Interplay of magnetism and band topology in Eu$_{1-x}$Ca$_x$Mg$_2$Bi$_2$ (x=0, 0.5) from first principles study

TL;DR

This study uses first principles calculations to explore how magnetic order and band topology interact in EuMg$_2$Bi$_2$ and its Ca-doped variants, revealing tunable topological phases and Weyl points near the Fermi level.

Contribution

It provides a detailed first-principles analysis of magnetic and topological properties in EuMg$_2$Bi$_2$, highlighting the effects of Ca doping on Weyl points and anomalous Hall conductivity.

Findings

EuMg$_2$Bi$_2$ has an A-type antiferromagnetic ground state.

Doping with Ca shifts Weyl points closer to the Fermi level.

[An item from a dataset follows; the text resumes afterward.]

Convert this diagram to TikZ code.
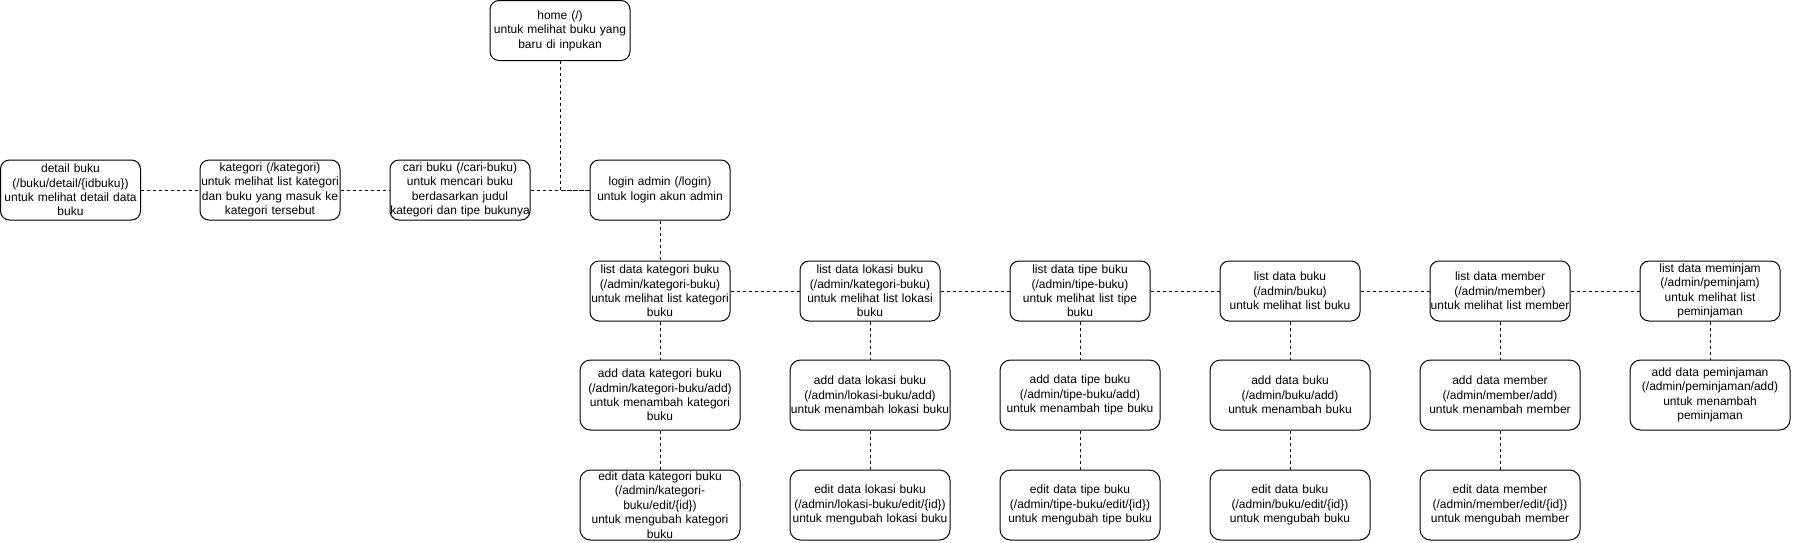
\documentclass[tikz,border=0pt]{standalone}
\usepackage{fontspec}
\setmainfont{Liberation Sans}
\begin{document}
\begin{tikzpicture}[x=1pt,y=-1pt,
  box/.style={draw, line width=1pt, rounded corners=9pt, minimum width=140pt, minimum height=60pt,
    text width=140pt, inner sep=0pt, align=center, font=\fontsize{12}{14.4}\selectfont},
  wbox/.style={box, minimum width=160pt, text width=160pt, minimum height=70pt, rounded corners=10.5pt},
  link/.style={draw, line width=1pt, dash pattern=on 3pt off 3pt}]
\useasboundingbox (0,0) rectangle (1793,542);
% top
\node[box] (home) at (560,30.5) {home (/)\\untuk melihat buku yang\\baru di inpukan};
% row 1
\node[box] (detail) at (70.5,190) {detail buku\\(/buku/detail/\{idbuku\})\\untuk melihat detail data\\buku};
\node[box] (kat) at (270,190) {kategori (/kategori)\\untuk melihat list kategori\\dan buku yang masuk ke\\kategori tersebut};
\node[box] (cari) at (460,190) {cari buku (/cari-buku)\\untuk mencari buku\\berdasarkan judul\\kategori dan tipe bukunya};
\node[box] (login) at (660,190) {login admin (/login)\\untuk login akun admin};
% row 2
\node[box] (lk) at (660,291) {list data kategori buku\\(/admin/kategori-buku)\\untuk melihat list kategori\\buku};
\node[box] (ll) at (870,291) {list data lokasi buku\\(/admin/kategori-buku)\\untuk melihat list lokasi\\buku};
\node[box] (lt) at (1080,291) {list data tipe buku\\(/admin/tipe-buku)\\untuk melihat list tipe\\buku};
\node[box] (lb) at (1290,291) {list data buku\\(/admin/buku)\\untuk melihat list buku};
\node[box] (lm) at (1500,291) {list data member\\(/admin/member)\\untuk melihat list member};
\node[box] (lp) at (1710,291) {list data meminjam\\(/admin/peminjam)\\untuk melihat list\\peminjaman};
% row 3
\node[wbox] (ak) at (660,395) {add data kategori buku\\(/admin/kategori-buku/add)\\untuk menambah kategori\\buku};
\node[wbox] (al) at (870,395) {add data lokasi buku\\(/admin/lokasi-buku/add)\\untuk menambah lokasi buku};
\node[wbox] (at) at (1080,395) {add data tipe buku\\(/admin/tipe-buku/add)\\untuk menambah tipe buku};
\node[wbox] (ab) at (1290,395) {add data buku\\(/admin/buku/add)\\untuk menambah buku};
\node[wbox] (am) at (1500,395) {add data member\\(/admin/member/add)\\untuk menambah member};
\node[wbox] (ap) at (1710,395) {add data peminjaman\\(/admin/peminjaman/add)\\untuk menambah\\peminjaman};
% row 4
\node[wbox] (ek) at (660,505) {edit data kategori buku\\(/admin/kategori-\\buku/edit/\{id\})\\untuk mengubah kategori\\buku};
\node[wbox] (el) at (870,505) {edit data lokasi buku\\(/admin/lokasi-buku/edit/\{id\})\\untuk mengubah lokasi buku};
\node[wbox] (et) at (1080,505) {edit data tipe buku\\(/admin/tipe-buku/edit/\{id\})\\untuk mengubah tipe buku};
\node[wbox] (eb) at (1290,505) {edit data buku\\(/admin/buku/edit/\{id\})\\untuk mengubah buku};
\node[wbox] (em) at (1500,505) {edit data member\\(/admin/member/edit/\{id\})\\untuk mengubah member};
% connectors
\draw[link] (home.south) |- (login.west);
\draw[link] (detail) -- (kat);
\draw[link] (kat) -- (cari);
\draw[link] (cari) -- (login);
\draw[link] (login) -- (lk);
\draw[link] (lk) -- (ll);
\draw[link] (ll) -- (lt);
\draw[link] (lt) -- (lb);
\draw[link] (lb) -- (lm);
\draw[link] (lm) -- (lp);
\draw[link] (lk) -- (ak);
\draw[link] (ll) -- (al);
\draw[link] (lt) -- (at);
\draw[link] (lb) -- (ab);
\draw[link] (lm) -- (am);
\draw[link] (lp) -- (ap);
\draw[link] (ak) -- (ek);
\draw[link] (al) -- (el);
\draw[link] (at) -- (et);
\draw[link] (ab) -- (eb);
\draw[link] (am) -- (em);
\end{tikzpicture}
\end{document}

Ca doping reduces the anomalous Hall conductivity peak.

Abstract

Recent discovery of the time reversal symmetry breaking magnetic Weyl semimetals has created a huge surge of activities in the field of quantum topological materials. In this work, we have studied systematically the ground state magnetic order, electronic structure and the interplay between the magnetic order and band topology in one such materials, EuMg$_2$Bi$_2$ (EMB) and its Ca doped variant using first principles method within the framework of density functional theory (DFT). The detailed investigation unravels the existence of different topological phases in this single material which can be tuned by an external probe such as magnetic field or chemical substitution. Our DFT calculations including Coulomb correlation (U) and spin-orbit (SO) interaction within GGA+U+SO approximation confirms that the magnetic ground state of EMB is A-type Antiferromagnetic (A-AFM) with Eu magnetic moments aligned along the crystallographic $a$ or $b$ direction. Although the ground state of EMB is A-AFM, the Ferromagnetic (FM) state lies very close in energy. We observe a single pair of Weyl points connecting valence and conduction band very close to the Fermi level (FL) along $\Gamma$-A direction in the FM state of EuMg$_2$Bi$_2$ with Eu moments aligned along crystallographic $c$ direction. On doping 50\% Ca at Eu sites, we observe single pair of Weyl points moving closer to the FL which is highly desirable for application purposes. Further we observe that the separation between the Weyl points in the pair decreases in doped compound compared to that in the parent compound which has direct consequence on anomalous Hall conductivity (AHC). Our first principles calculation of AHC shows high peak values exactly at these Weyl points and the peak height decreases when we dope the system with Ca. Therefore, Ca doping can be a good external handle to tune AHC in this system.